[Material start]

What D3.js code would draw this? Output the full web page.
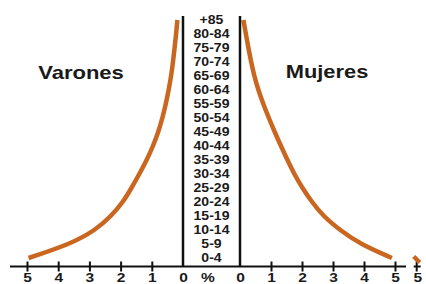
<!DOCTYPE html>
<html>
<head>
<meta charset="utf-8">
<script src="https://cdn.jsdelivr.net/npm/d3@7"></script>
<style>
  body { margin: 0; background: #fff; }
  svg { display: block; }
  text { font-family: "Liberation Sans", Arial, sans-serif; font-weight: bold; fill: #1a1a1a; }
</style>
</head>
<body>
<svg width="426" height="284"></svg>
<script>
// age groups, bottom to top
const ages = ["0-4", "5-9", "10-14", "15-19", "20-24", "25-29", "30-34", "35-39", "40-44",
              "45-49", "50-54", "55-59", "60-64", "65-69", "70-74", "75-79", "80-84", "+85"];
// % of population per age group
const varones = [4.95, 3.6, 2.8, 2.3, 1.92, 1.65, 1.4, 1.16, 0.96, 0.79, 0.66, 0.55, 0.46, 0.38, 0.32, 0.27, 0.22, 0.18];
const mujeres = [4.9, 3.87, 3.22, 2.68, 2.32, 2.01, 1.75, 1.53, 1.32, 1.12, 0.93, 0.75, 0.59, 0.46, 0.36, 0.27, 0.19, 0.11];
const tickVals = [0, 1, 2, 3, 4, 5];

const svg = d3.select("svg");
const orange = "#c9661f";
const axisY = 266.5;

const y = d3.scalePoint().domain(ages).range([258, 20]);
const xL = d3.scaleLinear().domain([0, 5]).range([183, 27]);
const xR = d3.scaleLinear().domain([0, 5]).range([240, 395]);

// curves
const lineL = d3.line()
    .x(d => xL(d))
    .y((d, i) => y(ages[i]))
    .curve(d3.curveBasis);
const lineR = d3.line()
    .x(d => xR(d))
    .y((d, i) => y(ages[i]))
    .curve(d3.curveBasis);

svg.append("path").attr("d", lineL(varones))
    .attr("fill", "none").attr("stroke", orange).attr("stroke-width", 4.5);
svg.append("path").attr("d", lineR(mujeres))
    .attr("fill", "none").attr("stroke", orange).attr("stroke-width", 4.5);

// vertical separators
[xL(0), xR(0)].forEach(x => {
    svg.append("line")
        .attr("x1", x).attr("x2", x)
        .attr("y1", 16).attr("y2", axisY)
        .attr("stroke", "#111").attr("stroke-width", 2.5);
});

// age labels
const mid = (xL(0) + xR(0)) / 2;
svg.selectAll(".age")
    .data(ages)
    .enter().append("text")
    .attr("class", "age")
    .attr("transform", d => `translate(${mid},${y(d)}) scale(1.17,1)`)
    .attr("dy", "0.36em")
    .attr("text-anchor", "middle")
    .style("font-size", "12px")
    .text(d => d);

// horizontal axis line
svg.append("line")
    .attr("x1", 10).attr("x2", 406)
    .attr("y1", axisY).attr("y2", axisY)
    .attr("stroke", "#111").attr("stroke-width", 2);

const labelDy = 15;

function drawAxis(scale) {
    const g = svg.append("g")
        .attr("transform", `translate(0,${axisY})`)
        .call(d3.axisBottom(scale).tickValues(tickVals).tickSize(5).tickFormat(d3.format("d")));
    g.select(".domain").remove();
    g.selectAll(".tick line")
        .attr("y1", -5).attr("y2", 5)
        .attr("stroke", "#111").attr("stroke-width", 2)
        .filter(d => d === 0).remove();
    g.selectAll(".tick text")
        .attr("y", 0).attr("dy", 0)
        .attr("transform", `translate(0,${labelDy}) scale(1.15,1)`)
        .style("font-size", "13.5px")
        .style("font-family", "'Liberation Sans', Arial, sans-serif")
        .style("font-weight", "bold")
        .attr("fill", "#1a1a1a");
    return g;
}
drawAxis(xL);
drawAxis(xR);

// percent sign
svg.append("text")
    .attr("transform", `translate(${xL(0) + 25},${axisY + labelDy}) scale(1.15,1)`)
    .attr("text-anchor", "middle")
    .style("font-size", "13.5px")
    .text("%");

// stray duplicated tick at the right edge of the source image
const stray = xR(5.7);
svg.append("line").attr("x1", stray - 3).attr("x2", stray + 4)
    .attr("y1", axisY).attr("y2", axisY).attr("stroke", "#111").attr("stroke-width", 2);
svg.append("line").attr("x1", stray).attr("x2", stray)
    .attr("y1", axisY - 5).attr("y2", axisY + 5).attr("stroke", "#111").attr("stroke-width", 2);
svg.append("path")
    .attr("d", `M${stray - 3},${axisY - 10} L${stray + 3},${axisY - 4}`)
    .attr("stroke", orange).attr("stroke-width", 4.5);
svg.append("text")
    .attr("transform", `translate(${stray + 1},${axisY + labelDy}) scale(1.15,1)`)
    .attr("text-anchor", "middle")
    .style("font-size", "13.5px")
    .text("5");

// sex labels
svg.append("text")
    .attr("transform", "translate(81,79) scale(1.16,1)")
    .attr("text-anchor", "middle")
    .style("font-size", "19px")
    .text("Varones");
svg.append("text")
    .attr("transform", "translate(327,78) scale(1.15,1)")
    .attr("text-anchor", "middle")
    .style("font-size", "19px")
    .text("Mujeres");
</script>
</body>
</html>
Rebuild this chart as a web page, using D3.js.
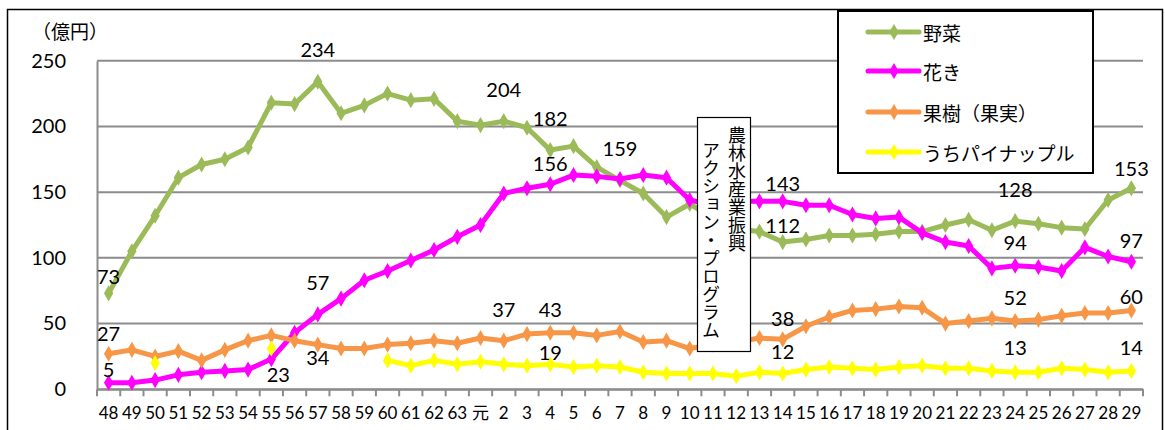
<!DOCTYPE html>
<html>
<head>
<meta charset="utf-8">
<script src="https://cdn.jsdelivr.net/npm/d3@7"></script>
<style>
  body { margin: 0; background: #fff; }
  svg { display: block; }
  text { font-family: Lato, "Noto Sans CJK JP", sans-serif; fill: #000; }
  .jp { font-family: "Noto Sans CJK JP", sans-serif; }
</style>
</head>
<body>
<div id="chart"></div>
<script>
// categories: Showa 48-63, Heisei 元-29
var categories = ["48","49","50","51","52","53","54","55","56","57","58","59","60","61","62","63",
    "元","2","3","4","5","6","7","8","9","10","11","12","13","14","15","16","17","18","19","20",
    "21","22","23","24","25","26","27","28","29"];

var vegetables = [73,105,132,161,171,175,184,218,217,234,210,216,225,220,221,204,
    201,204,199,182,185,169,159,149,131,141,130,122,120,112,114,117,117,118,120,120,
    125,129,121,128,126,123,122,144,153];

var flowers = [5,5,7,11,13,14,15,23,43,57,69,83,90,98,106,116,
    125,149,153,156,163,162,160,163,161,144,140,143,143,143,140,140,133,130,131,119,
    112,109,92,94,93,90,108,101,97];

var fruit = [27,30,25,29,22,30,37,41,37,34,31,31,34,35,37,35,
    39,37,42,43,43,41,44,36,37,31,34,36,39,38,48,55,60,61,63,62,
    50,52,54,52,53,56,58,58,60];

var pineapple = [null,null,20,null,null,null,null,31,null,null,null,null,22,18,22,19,
    21,19,18,19,17,18,17,13,12,12,12,10,13,12,15,17,16,15,17,18,
    16,16,14,13,13,16,15,13,14];

var yTicks = [0,50,100,150,200,250];

// which categories get a value label
var vegLabels = ["48","57","2","4","7","14","24","29"];
var flowerLabels = ["48","55","57","4","14","24","29"];
var fruitLabels = ["48","57","2","4","14","24","29"];
var pineLabels = ["4","14","24","29"];

var seriesNames = ["野菜", "花き", "果樹（果実）", "うちパイナップル"];
var annotation = ["農林水産業振興", "アクション・プログラム"];

// label offsets (dx, dy of text centre from the point)
var labelOffsets = {
    "野菜": {"48": [0,-17], "57": [0,-33], "2": [0,-32], "4": [0,-32], "7": [0,-32], "14": [0,-17], "24": [0,-32], "29": [0,-20]},
    "花き": {"48": [0,-14], "55": [7,15], "57": [0,-32], "4": [0,-21], "14": [0,-18], "24": [0,-24], "29": [0,-22]},
    "果樹（果実）": {"48": [0,-21], "57": [0,12], "2": [0,-32], "4": [0,-24], "14": [0,-21], "24": [0,-24], "29": [0,-14]},
    "うちパイナップル": {"4": [0,-12], "14": [0,-23], "24": [0,-25], "29": [0,-24]}
};

var series = [
    {name: seriesNames[0], values: vegetables, labels: vegLabels, color: "#9BBB59"},
    {name: seriesNames[1], values: flowers, labels: flowerLabels, color: "#FF00FF"},
    {name: seriesNames[2], values: fruit, labels: fruitLabels, color: "#F79646"},
    {name: seriesNames[3], values: pineapple, labels: pineLabels, color: "#FFFF00"}
];

var width = 1165, height = 430;
var plot = {left: 97, right: 1143, top: 60.7, bottom: 389.3};

var svg = d3.select("#chart").append("svg")
    .attr("width", width)
    .attr("height", height);

// outer chart frame (bottom edge falls outside the picture)
svg.append("rect")
    .attr("x", 7.5).attr("y", 9.5)
    .attr("width", 1155).attr("height", 440)
    .attr("fill", "#fff")
    .attr("stroke", "#000")
    .attr("stroke-width", 1.5);

var x = d3.scaleBand()
    .domain(categories)
    .range([plot.left, plot.right]);

var y = d3.scaleLinear()
    .domain([0, 250])
    .range([plot.bottom, plot.top]);

function cx(c) { return x(c) + x.bandwidth() / 2; }

// gridlines
svg.append("g")
    .selectAll("line")
    .data(yTicks)
    .enter().append("line")
    .attr("x1", plot.left).attr("x2", plot.right)
    .attr("y1", function(d) { return y(d); })
    .attr("y2", function(d) { return y(d); })
    .attr("stroke", "#8c8c8c")
    .attr("stroke-width", 2);

// y axis
var yAxis = svg.append("g")
    .attr("transform", "translate(" + plot.left + ",0)")
    .call(d3.axisLeft(y).tickValues(yTicks).tickSize(0).tickPadding(31));
yAxis.select(".domain").attr("stroke", "#8c8c8c").attr("stroke-width", 2);
yAxis.selectAll("text")
    .style("font-family", "Lato, sans-serif")
    .style("font-size", "20px")
    .attr("fill", "#000");

// x axis: ticks sit on band edges
var xAxis = svg.append("g")
    .attr("transform", "translate(0," + plot.bottom + ")")
    .call(d3.axisBottom(x).tickSize(0).tickPadding(18));
xAxis.select(".domain").attr("stroke", "#8c8c8c").attr("stroke-width", 2);
xAxis.selectAll("text")
    .style("font-family", "Lato, 'Noto Sans CJK JP', sans-serif")
    .style("font-size", "17px")
    .attr("fill", "#000");

var edges = categories.map(function(c) { return x(c); }).concat([plot.right]);
xAxis.selectAll(".edge")
    .data(edges)
    .enter().append("line")
    .attr("class", "edge")
    .attr("x1", function(d) { return d; })
    .attr("x2", function(d) { return d; })
    .attr("y1", 0).attr("y2", 7)
    .attr("stroke", "#8c8c8c")
    .attr("stroke-width", 2);

// y unit
svg.append("text")
    .attr("class", "jp")
    .attr("x", 32).attr("y", 39)
    .style("font-size", "19px")
    .text("（億円）");

var line = d3.line()
    .defined(function(d) { return d.v !== null; })
    .x(function(d) { return cx(d.c); })
    .y(function(d) { return y(d.v); });

var diamond = d3.symbol().type(d3.symbolDiamond).size(75);

series.forEach(function(s) {
    var pts = s.values.map(function(v, i) { return {c: categories[i], v: v}; });
    var g = svg.append("g");

    g.append("path")
        .datum(pts)
        .attr("fill", "none")
        .attr("stroke", s.color)
        .attr("stroke-width", 5)
        .attr("stroke-linejoin", "round")
        .attr("d", line);

    g.selectAll(".pt")
        .data(pts.filter(function(d) { return d.v !== null; }))
        .enter().append("path")
        .attr("class", "pt")
        .attr("transform", function(d) { return "translate(" + cx(d.c) + "," + y(d.v) + ")"; })
        .attr("d", diamond)
        .attr("fill", s.color);
});

// value labels
series.forEach(function(s) {
    svg.append("g")
        .selectAll("text")
        .data(s.labels)
        .enter().append("text")
        .attr("x", function(c) { return cx(c) + labelOffsets[s.name][c][0]; })
        .attr("y", function(c) { return y(s.values[categories.indexOf(c)]) + labelOffsets[s.name][c][1]; })
        .attr("text-anchor", "middle")
        .attr("dominant-baseline", "central")
        .style("font-size", "20px")
        .text(function(c) { return s.values[categories.indexOf(c)]; });
});

// annotation box (vertical text)
var note = svg.append("g");
note.append("rect")
    .attr("x", 697.5).attr("y", 117.5)
    .attr("width", 53).attr("height", 234)
    .attr("fill", "#fff")
    .attr("stroke", "#000")
    .attr("stroke-width", 1.2);
note.selectAll("text")
    .data(annotation)
    .enter().append("text")
    .attr("class", "jp")
    .attr("x", function(d, i) { return i === 0 ? 737 : 711; })
    .attr("y", function(d, i) { return i === 0 ? 126 : 141; })
    .style("writing-mode", "vertical-rl")
    .style("font-size", "18px")
    .text(function(d) { return d; });

// legend
var legend = svg.append("g");
legend.append("rect")
    .attr("x", 838).attr("y", 11)
    .attr("width", 255).attr("height", 162)
    .attr("fill", "#fff")
    .attr("stroke", "#000")
    .attr("stroke-width", 2);

var items = legend.selectAll(".item")
    .data(series)
    .enter().append("g")
    .attr("class", "item")
    .attr("transform", function(d, i) { return "translate(0," + [32, 71, 112, 152][i] + ")"; });

items.append("line")
    .attr("x1", 868).attr("x2", 919)
    .attr("stroke", function(d) { return d.color; })
    .attr("stroke-width", 5)
    .attr("stroke-linecap", "round");
items.append("path")
    .attr("transform", "translate(894,0)")
    .attr("d", diamond)
    .attr("fill", function(d) { return d.color; });
items.append("text")
    .attr("class", "jp")
    .attr("x", 923)
    .attr("dominant-baseline", "central")
    .style("font-size", "19px")
    .text(function(d) { return d.name; });
</script>
</body>
</html>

[Material end]

**Given request:**
The lines from the start of the entries above through the one containing "const xR = d3.scaleLinear().domain([0, 5]).range([240, 395]);" are to be retyped exactly, and no others. Pictures are left out.

**Exercise output:**
What D3.js code would draw this? Output the full web page.
<!DOCTYPE html>
<html>
<head>
<meta charset="utf-8">
<script src="https://cdn.jsdelivr.net/npm/d3@7"></script>
<style>
  body { margin: 0; background: #fff; }
  svg { display: block; }
  text { font-family: "Liberation Sans", Arial, sans-serif; font-weight: bold; fill: #1a1a1a; }
</style>
</head>
<body>
<svg width="426" height="284"></svg>
<script>
// age groups, bottom to top
const ages = ["0-4", "5-9", "10-14", "15-19", "20-24", "25-29", "30-34", "35-39", "40-44",
              "45-49", "50-54", "55-59", "60-64", "65-69", "70-74", "75-79", "80-84", "+85"];
// % of population per age group
const varones = [4.95, 3.6, 2.8, 2.3, 1.92, 1.65, 1.4, 1.16, 0.96, 0.79, 0.66, 0.55, 0.46, 0.38, 0.32, 0.27, 0.22, 0.18];
const mujeres = [4.9, 3.87, 3.22, 2.68, 2.32, 2.01, 1.75, 1.53, 1.32, 1.12, 0.93, 0.75, 0.59, 0.46, 0.36, 0.27, 0.19, 0.11];
const tickVals = [0, 1, 2, 3, 4, 5];

const svg = d3.select("svg");
const orange = "#c9661f";
const axisY = 266.5;

const y = d3.scalePoint().domain(ages).range([258, 20]);
const xL = d3.scaleLinear().domain([0, 5]).range([183, 27]);
const xR = d3.scaleLinear().domain([0, 5]).range([240, 395]);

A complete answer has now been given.